Struber, five matches into his tenure as boss after replacing Daniel Stendel at the club, watched his team let a lead slip to draw 1-1 at home to Reading on Wednesday night.
Four points from a possible 15 have left the Austrian with an even tougher task to recover Barnsley from their perilous position. They are seven points adrift of safety, having won only twice all season, with an immediate return to League One seemingly looming.
Squad capable of turning form around
However, he still believes that the squad at his disposal have the attributes to turn their form around.
“We need points and I understand the (concerns of) fans. It is not easy when you have a team that is fighting and working and at the end we have no (reward),” said Struber after the Reading tie.
“This is difficult but we have the power, we have the energy and we have the spirit in the team to change it. This is my responsibility.”
They are back at Oakwell, where Struber is yet to taste defeat in his two home fixtures, on Saturday against QPR and the manager is aware of the importance of the fixture.
“Every game is important and every game (we need) to show a good performance and, at the end, we need points,” he said. “This is clear. On Saturday we will give all that we have and I am hoping the performance is good.”
Set-piece improvement needed
Struber will look to build on the evident positives from a midweek clash in which Barnsley were much the better team for large spells against the Royals.
After a dominant first half yielded no breakthrough, Cauley Woodrow put them in front after the break only for Lucas Joao to punish the young team’s familiar vulnerability from set-pieces to snatch two valuable points from the Tykes.

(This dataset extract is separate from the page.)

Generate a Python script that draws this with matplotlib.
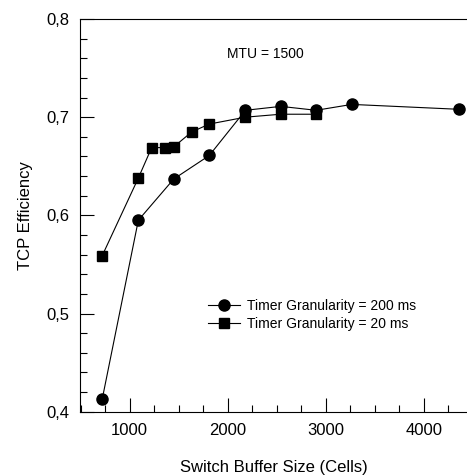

Struber said: “I am very disappointed with the one point. I think the performance, especially the first half, was very good. We created a lot of chances and were a little unlucky. In the second half after (taking) the lead it became a ping-pong game.”
Reflecting on the equaliser from a corner, he added: “We work hard in training on these situations but we need a clear mentality and a clear focus: ‘What is my task in this situation? I cannot lose concentration for an opponent’s set play.’
“I am a little angry about this equaliser and also that we don’t have the focus in this situation.”